Конечно, не только низкое качество шлангов мешало делу. Пилотские фонари, как силовые конструкции, способные воспринять большую нагрузку, тогда еще никто не проектировал, а герметическая кабина самолета требовала прочности. Когда самолет забирался на большую высоту, где воздух сильно разрежен, внутреннее давление распирало кабину с огромной силой.

Чтобы разобраться в поведении конструкции под нагрузкой, варианты будущих кабин изучались в барокамерах. Как-то стекла одной из них с грохотом разлетелись на глазах у главного конструктора. Прекрасно понимая, как нужна его сотрудникам в этот момент моральная поддержка, Микоян широко улыбнулся, хотя уж тут было не до улыбок, и спросил:

— Ну что у вас, все лопнуло?..

Потом стекла перестали лопаться, но на каких-то режимах запотевал фонарь. При неблагоприятных метеорологических условиях влага, попадая с воздухом в кабину, конденсировалась на стеклах, ухудшая видимость, затрудняя действия летчика. Проектировщики изрядно повозились, прежде чем придумали коллекторы, исключавшие опасные сквозняки. Однако, избавившись от одной беды, конструкторы ввергли самолет в другую. Органическое стекло под воздействием струй горячего воздуха, бившего из коллекторов, теряло прочность. А потеря прочности угрожала взрывом кабины. Одним словом, как в сказке про белого бычка, все обещало начаться сначала...

Обещало, но не началось. Двойное остекление, более точное распределение горячих воздушных потоков, селикогелиевые патроны, поглощавшие влагу, позволили конструкторам довести дело до конца. Самолет ЗА в серию не пошел, но его герметическая кабина стала основой проектирования кабин последующих самолетов.

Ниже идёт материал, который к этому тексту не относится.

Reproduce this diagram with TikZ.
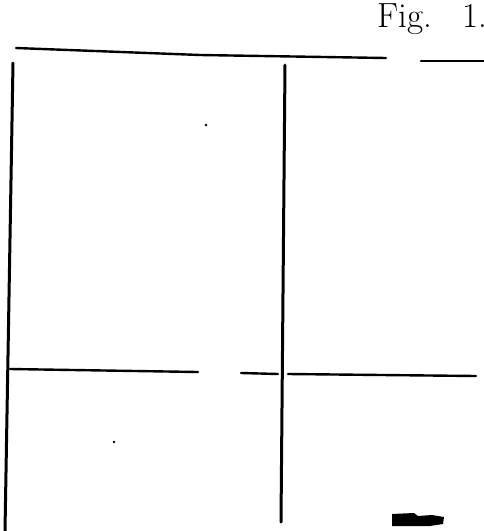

Земля кормила много поколений семьи Микояна, и инстинкт земледельца не угасал в нем всю жизнь. Всю жизнь он тянулся к земле, любил ее запахи, ощущение тяжести лопаты, возникавшее в усталых руках, любил копать, сажать и подрезать деревья... И хотя еще не кончилась война, еще было голодно и холодно — не отменена карточная система, Микоян закладывает на территории конструкторского бюро среди огородных грядок сад, будущую гордость коллектива.